◆ **Source material**

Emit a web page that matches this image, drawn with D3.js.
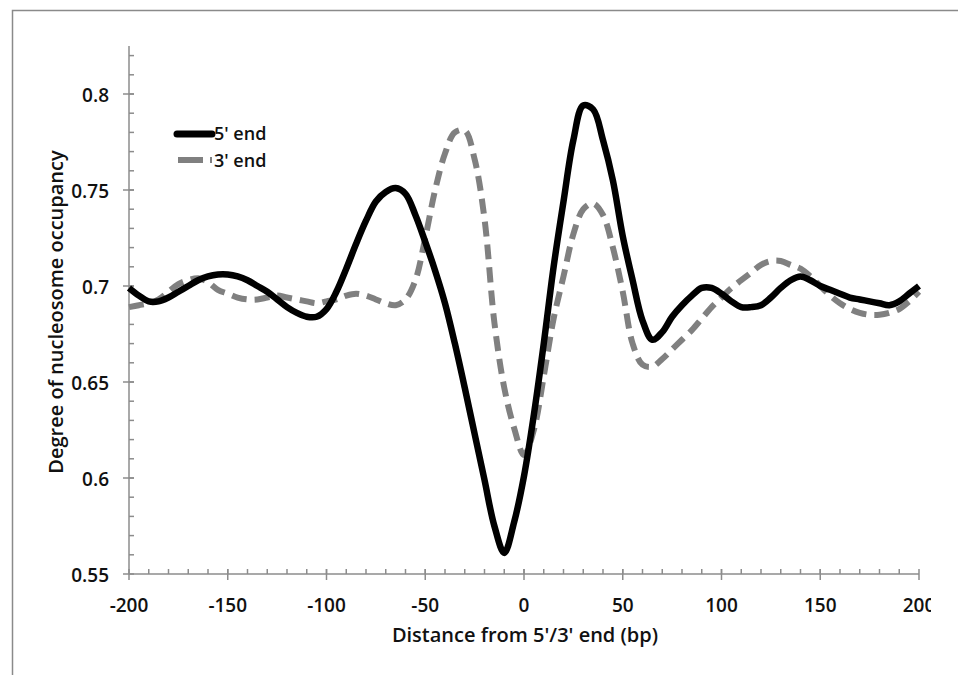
<!DOCTYPE html>
<html lang="en">
<head>
	<meta charset="utf-8">
	<title>Nucleosome occupancy</title>
	<style>
		body { margin: 0; background: #fff; }
		text { font-family: "Open Sans", sans-serif; font-weight: 600; fill: #111; }
		.axis-line, .tick-line { stroke: #8c8c8c; stroke-width: 1.5px; fill: none; }
		.five { fill: none; stroke: #000; stroke-width: 6.5px; }
		.three { fill: none; stroke: #808080; stroke-width: 6px; stroke-dasharray: 15,8; }
	</style>
</head>
<body>
	<div id="chart"></div>

	<script src="https://cdn.jsdelivr.net/npm/d3@7"></script>
	<script>
		// distance (bp), 5 bp steps
		var distance = d3.range(-200, 201, 5);

		var fiveEnd = [
			0.699, 0.695, 0.692, 0.692, 0.694, 0.697, 0.700, 0.703, 0.705, 0.706,
			0.706, 0.705, 0.703, 0.700, 0.697, 0.693, 0.689, 0.686, 0.684, 0.684,
			0.688, 0.697, 0.709, 0.722, 0.734, 0.744, 0.749, 0.751, 0.748, 0.737,
			0.723, 0.708, 0.691, 0.670, 0.647, 0.623, 0.599, 0.575, 0.561, 0.577,
			0.601, 0.633, 0.670, 0.710, 0.744, 0.776, 0.794, 0.792, 0.776, 0.755,
			0.726, 0.703, 0.682, 0.672, 0.676, 0.684, 0.690, 0.695, 0.699, 0.699,
			0.696, 0.692, 0.689, 0.689, 0.690, 0.694, 0.699, 0.703, 0.705, 0.703,
			0.700, 0.698, 0.696, 0.694, 0.693, 0.692, 0.691, 0.690, 0.692, 0.696,
			0.700
		];

		var threeEnd = [
			0.689, 0.690, 0.691, 0.693, 0.697, 0.701, 0.703, 0.704, 0.702, 0.698,
			0.696, 0.694, 0.693, 0.693, 0.694, 0.695, 0.694, 0.693, 0.692, 0.691,
			0.692, 0.693, 0.695, 0.696, 0.695, 0.693, 0.691, 0.690, 0.693, 0.703,
			0.725, 0.750, 0.769, 0.780, 0.781, 0.766, 0.735, 0.681, 0.647, 0.626,
			0.612, 0.625, 0.653, 0.683, 0.705, 0.727, 0.740, 0.743, 0.737, 0.720,
			0.697, 0.670, 0.659, 0.658, 0.662, 0.667, 0.672, 0.677, 0.683, 0.689,
			0.694, 0.699, 0.703, 0.707, 0.711, 0.713, 0.713, 0.711, 0.709, 0.705,
			0.700, 0.695, 0.691, 0.688, 0.686, 0.685, 0.685, 0.686, 0.688, 0.692,
			0.697
		];

		var xTicks = [-200, -150, -100, -50, 0, 50, 100, 150, 200];
		var yTicks = [0.55, 0.6, 0.65, 0.7, 0.75, 0.8];

		var width = 958,
		    height = 675;

		var svg = d3.select("#chart")
				.append("svg")
				.attr("width", width)
				.attr("height", height);

		// frame
		svg.append("path")
			.attr("d", "M12.5," + height + "V10.5H" + width)
			.attr("fill", "none")
			.attr("stroke", "#8a8a8a")
			.attr("stroke-width", 1.5);

		var x = d3.scaleLinear().domain([-200, 200]).range([129, 919]);
		var y = d3.scaleLinear().domain([0.55, 0.8]).range([574, 94]);

		// clip like the original (last label cut off at the right)
		svg.append("clipPath").attr("id", "cut")
			.append("rect").attr("x", 0).attr("y", 0).attr("width", 931).attr("height", height);

		// y axis
		var yAxis = svg.append("g");
		yAxis.append("line").attr("class", "axis-line")
			.attr("x1", x(-200)).attr("x2", x(-200))
			.attr("y1", y(0.825)).attr("y2", y(0.55));
		yAxis.selectAll(".ymin")
			.data(d3.range(56, 83).map(function(d) { return d / 100; }))
		.enter().append("line").attr("class", "tick-line")
			.attr("x1", x(-200)).attr("x2", x(-200) + 5)
			.attr("y1", function(d) { return y(d); })
			.attr("y2", function(d) { return y(d); });
		yAxis.selectAll(".ymaj")
			.data(yTicks)
		.enter().append("line").attr("class", "tick-line")
			.attr("x1", x(-200) - 6).attr("x2", x(-200) + 5)
			.attr("y1", function(d) { return y(d); })
			.attr("y2", function(d) { return y(d); });
		yAxis.selectAll(".ylab")
			.data(yTicks)
		.enter().append("text")
			.attr("x", 109)
			.attr("y", function(d) { return y(d) + 8; })
			.attr("text-anchor", "end")
			.style("font-size", "19px")
			.text(function(d) { return String(d); });

		// x axis
		var xAxis = svg.append("g");
		xAxis.append("line").attr("class", "axis-line")
			.attr("x1", x(-200)).attr("x2", x(200))
			.attr("y1", y(0.55)).attr("y2", y(0.55));
		xAxis.selectAll(".xmin")
			.data(d3.range(-190, 200, 10))
		.enter().append("line").attr("class", "tick-line")
			.attr("x1", function(d) { return x(d); })
			.attr("x2", function(d) { return x(d); })
			.attr("y1", y(0.55)).attr("y2", y(0.55) - 5);
		xAxis.selectAll(".xmaj")
			.data(xTicks)
		.enter().append("line").attr("class", "tick-line")
			.attr("x1", function(d) { return x(d); })
			.attr("x2", function(d) { return x(d); })
			.attr("y1", y(0.55) - 5).attr("y2", y(0.55) + 6);
		xAxis.append("g").attr("clip-path", "url(#cut)")
			.selectAll(".xlab")
			.data(xTicks)
		.enter().append("text")
			.attr("x", function(d) { return x(d); })
			.attr("y", 612)
			.attr("text-anchor", "middle")
			.style("font-size", "19px")
			.text(function(d) { return String(d); });

		// axis titles
		svg.append("text")
			.attr("x", 525).attr("y", 642)
			.attr("text-anchor", "middle")
			.style("font-size", "20px")
			.text("Distance from 5'/3' end (bp)");
		svg.append("text")
			.attr("transform", "translate(63,312) rotate(-90)")
			.attr("text-anchor", "middle")
			.style("font-size", "20px")
			.text("Degree of nucleosome occupancy");

		// lines
		var line = d3.line()
			.x(function(d) { return x(d[0]); })
			.y(function(d) { return y(d[1]); })
			.curve(d3.curveCatmullRom.alpha(0.5));

		svg.append("path").attr("class", "three")
			.attr("d", line(d3.zip(distance, threeEnd)));
		svg.append("path").attr("class", "five")
			.attr("d", line(d3.zip(distance, fiveEnd)));

		// legend
		var legend = svg.append("g");
		legend.append("line")
			.attr("x1", 177).attr("x2", 212).attr("y1", 134).attr("y2", 134)
			.attr("stroke", "#000").attr("stroke-width", 7).attr("stroke-linecap", "round");
		legend.append("text").attr("x", 214).attr("y", 140)
			.style("font-size", "18px").text("5' end");
		legend.append("line")
			.attr("x1", 178).attr("x2", 203).attr("y1", 160).attr("y2", 160)
			.attr("stroke", "#808080").attr("stroke-width", 6);
		legend.append("line")
			.attr("x1", 210).attr("x2", 212).attr("y1", 160).attr("y2", 160)
			.attr("stroke", "#808080").attr("stroke-width", 6);
		legend.append("text").attr("x", 214).attr("y", 167)
			.style("font-size", "18px").text("3' end");
	</script>
</body>
</html>
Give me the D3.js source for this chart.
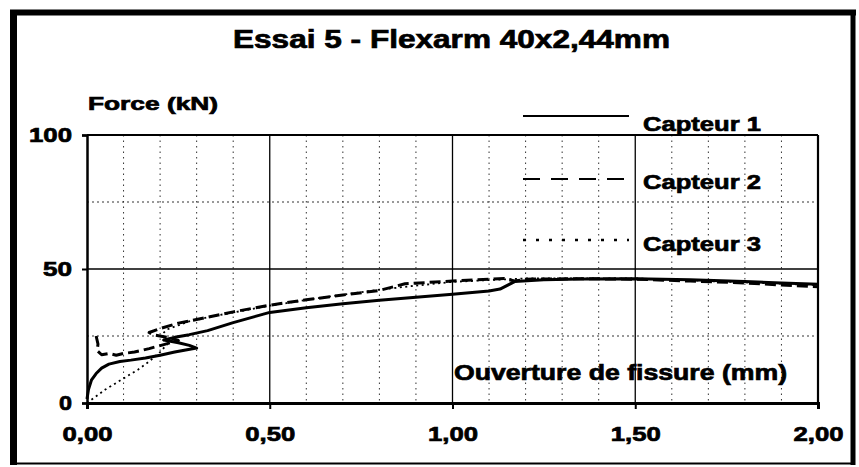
<!DOCTYPE html>
<html><head><meta charset="utf-8">
<script src="https://cdn.jsdelivr.net/npm/d3@7"></script>
<style>
body{margin:0;background:#fff}
svg{display:block}
text{font-family:"Liberation Sans",Arial,sans-serif;font-weight:bold;fill:#000;stroke:#000;stroke-width:0.7px}
</style>
</head><body>
<svg id="c" width="859" height="467"></svg>
<script>
const chartTitle = "Essai 5 - Flexarm 40x2,44mm";
const yTitle = "Force (kN)";
const xTitle = "Ouverture de fissure (mm)";
const seriesNames = ["Capteur 1", "Capteur 2", "Capteur 3"];
const xTicks = [0, 0.5, 1, 1.5, 2];
const xTickLabels = ["0,00", "0,50", "1,00", "1,50", "2,00"];
const yTicks = [0, 50, 100];
const yTickLabels = ["0", "50", "100"];
const xMinorGrid = [0.1,0.2,0.3,0.4,0.6,0.7,0.8,0.9,1.1,1.2,1.3,1.4,1.6,1.7,1.8,1.9];
const yMinorGrid = [25, 75];

const capteur1 = [[0,1.5],[0.004,5],[0.012,8.5],[0.025,11],[0.04,13],[0.06,14.5],[0.09,15.5],[0.12,16],[0.16,16.8],[0.2,17.8],[0.24,19],[0.27,19.8],[0.3,20.5],[0.28,21.5],[0.25,22.5],[0.21,23.5],[0.24,24.5],[0.28,25.5],[0.33,27],[0.4,30],[0.5,33.8],[0.6,35.5],[0.7,37],[0.8,38.3],[0.9,39.5],[1.0,40.6],[1.1,41.8],[1.13,42.5],[1.17,45.3],[1.25,46],[1.35,46.3],[1.5,46.4],[1.65,46],[1.8,45.3],[1.9,44.8],[2.0,44.3]];
const capteur2 = [[0.025,25],[0.03,22],[0.028,19.5],[0.04,18],[0.06,18.5],[0.08,17.8],[0.1,18.5],[0.13,19],[0.17,20.3],[0.21,21.8],[0.25,23.3],[0.22,24.5],[0.18,25.5],[0.17,26.3],[0.2,27.8],[0.25,29.8],[0.33,32],[0.4,34],[0.5,36.5],[0.6,38.5],[0.7,40.3],[0.8,42],[0.87,44.5],[1.0,45.5],[1.14,46.5],[1.17,45.5],[1.2,46.2],[1.35,46.4],[1.5,46.2],[1.65,45.5],[1.8,44.8],[1.9,44],[2.0,43.4]];
const capteur3 = [[0,0],[0.02,2],[0.05,5],[0.08,7.5],[0.11,10],[0.14,12.5],[0.17,15.5],[0.2,19],[0.22,22],[0.2,25],[0.22,27.5],[0.28,30.5],[0.35,32.5],[0.5,36.3],[0.65,39.5],[0.8,42.3],[0.88,43.5],[1.0,45.2],[1.2,46.5],[1.5,46.5],[1.8,45],[2.0,44]];

const series = [capteur1, capteur2, capteur3];
const styles = [
  {w: 3, dash: null},
  {w: 3, dash: "11,5"},
  {w: 1.8, dash: "2,3.5"}
];

const svg = d3.select("#c");
const x = d3.scaleLinear().domain([0, 2]).range([87, 818]);
const y = d3.scaleLinear().domain([0, 100]).range([403, 135]);

function stretch(sel, len) {
  sel.attr("textLength", len).attr("lengthAdjust", "spacingAndGlyphs");
}

// outer frame
svg.append("rect").attr("x", 13.5).attr("y", 12.5).attr("width", 839).attr("height", 451)
  .attr("fill", "none").attr("stroke", "#000").attr("stroke-width", 2);
svg.append("line").attr("x1", 13.5).attr("x2", 13.5).attr("y1", 10).attr("y2", 465).attr("stroke", "#000").attr("stroke-width", 7);
svg.append("line").attr("x1", 10).attr("x2", 856).attr("y1", 12.5).attr("y2", 12.5).attr("stroke", "#000").attr("stroke-width", 6);
svg.append("line").attr("x1", 853).attr("x2", 853).attr("y1", 10).attr("y2", 465).attr("stroke", "#000").attr("stroke-width", 5);

// grid
const g = svg.append("g");
g.selectAll(".vminor").data(xMinorGrid).join("line")
  .attr("x1", d => x(d)).attr("x2", d => x(d)).attr("y1", y(100)).attr("y2", y(0))
  .attr("stroke", "#333").attr("stroke-width", 1).attr("stroke-dasharray", "1.5,4");
g.selectAll(".hminor").data(yMinorGrid).join("line")
  .attr("x1", x(0)).attr("x2", x(2)).attr("y1", d => y(d)).attr("y2", d => y(d))
  .attr("stroke", "#333").attr("stroke-width", 1).attr("stroke-dasharray", "2,3");
g.selectAll(".vmajor").data(xTicks.slice(1, -1)).join("line")
  .attr("x1", d => x(d)).attr("x2", d => x(d)).attr("y1", y(100)).attr("y2", y(0))
  .attr("stroke", "#000").attr("stroke-width", 1.3);
g.selectAll(".hmajor").data([50]).join("line")
  .attr("x1", x(0)).attr("x2", x(2)).attr("y1", d => y(d)).attr("y2", d => y(d))
  .attr("stroke", "#000").attr("stroke-width", 1.3);

// plot frame top/right
svg.append("line").attr("x1", x(0)).attr("x2", x(2)).attr("y1", y(100)).attr("y2", y(100)).attr("stroke", "#000").attr("stroke-width", 1.8);
svg.append("line").attr("x1", x(2)).attr("x2", x(2)).attr("y1", y(100)).attr("y2", y(0)).attr("stroke", "#000").attr("stroke-width", 2.2);

// series
const line = d3.line().x(d => x(d[0])).y(d => y(d[1]));
series.forEach((s, i) => {
  svg.append("path").datum(s).attr("d", line).attr("fill", "none")
    .attr("stroke", "#000").attr("stroke-width", styles[i].w)
    .attr("stroke-linejoin", "round")
    .attr("stroke-dasharray", styles[i].dash);
});

// axes
const xAxis = d3.axisBottom(x).tickValues(xTicks).tickSize(6).tickPadding(18)
  .tickFormat((d, i) => xTickLabels[i]);
const xa = svg.append("g").attr("transform", `translate(0,${y(0)})`).call(xAxis);
xa.select(".domain").attr("stroke-width", 3);
xa.selectAll(".tick line").attr("stroke-width", 2);
xa.selectAll(".tick text").attr("font-size", 20).attr("font-family", "Liberation Sans, Arial, sans-serif")
  .attr("font-weight", "bold").attr("dy", "0.71em").each(function () { stretch(d3.select(this), 50); });

const yAxis = d3.axisLeft(y).tickValues(yTicks).tickSize(5).tickPadding(10)
  .tickFormat((d, i) => yTickLabels[i]);
const ya = svg.append("g").attr("transform", `translate(${x(0)},0)`).call(yAxis);
ya.select(".domain").attr("stroke-width", 2.5);
ya.selectAll(".tick line").attr("stroke-width", 2);
ya.selectAll(".tick text").attr("font-size", 20).attr("font-family", "Liberation Sans, Arial, sans-serif")
  .attr("font-weight", "bold").each(function (d, i) { stretch(d3.select(this), [13, 29, 43][i]); });

// titles
stretch(svg.append("text").attr("x", 233).attr("y", 48).attr("font-size", 25).text(chartTitle), 437);
stretch(svg.append("text").attr("x", 88).attr("y", 110).attr("font-size", 19).text(yTitle), 130);
stretch(svg.append("text").attr("x", 454).attr("y", 380).attr("font-size", 22).text(xTitle), 333);

// legend
const legY = [116, 179, 240];
const legBase = [131, 189, 251];
seriesNames.forEach((n, i) => {
  svg.append("line").attr("x1", 523).attr("x2", 629).attr("y1", legY[i]).attr("y2", legY[i])
    .attr("stroke", "#000").attr("stroke-width", i === 2 ? 2.5 : 2.2)
    .attr("stroke-dasharray", i === 0 ? null : (i === 1 ? "17,11" : "3,10"));
  stretch(svg.append("text").attr("x", 643).attr("y", legBase[i]).attr("font-size", 21).text(n), 118);
});
</script>
</body></html>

◆ **Aim of the exercise**
Skip every picture. Repeat the lines from the one with "Give me the D3.js source for this chart." through the one with "const yMinorGrid = [25, 75];", both ends included.

◆ **Answer to the task**
Give me the D3.js source for this chart.
<!DOCTYPE html>
<html><head><meta charset="utf-8">
<script src="https://cdn.jsdelivr.net/npm/d3@7"></script>
<style>
body{margin:0;background:#fff}
svg{display:block}
text{font-family:"Liberation Sans",Arial,sans-serif;font-weight:bold;fill:#000;stroke:#000;stroke-width:0.7px}
</style>
</head><body>
<svg id="c" width="859" height="467"></svg>
<script>
const chartTitle = "Essai 5 - Flexarm 40x2,44mm";
const yTitle = "Force (kN)";
const xTitle = "Ouverture de fissure (mm)";
const seriesNames = ["Capteur 1", "Capteur 2", "Capteur 3"];
const xTicks = [0, 0.5, 1, 1.5, 2];
const xTickLabels = ["0,00", "0,50", "1,00", "1,50", "2,00"];
const yTicks = [0, 50, 100];
const yTickLabels = ["0", "50", "100"];
const xMinorGrid = [0.1,0.2,0.3,0.4,0.6,0.7,0.8,0.9,1.1,1.2,1.3,1.4,1.6,1.7,1.8,1.9];
const yMinorGrid = [25, 75];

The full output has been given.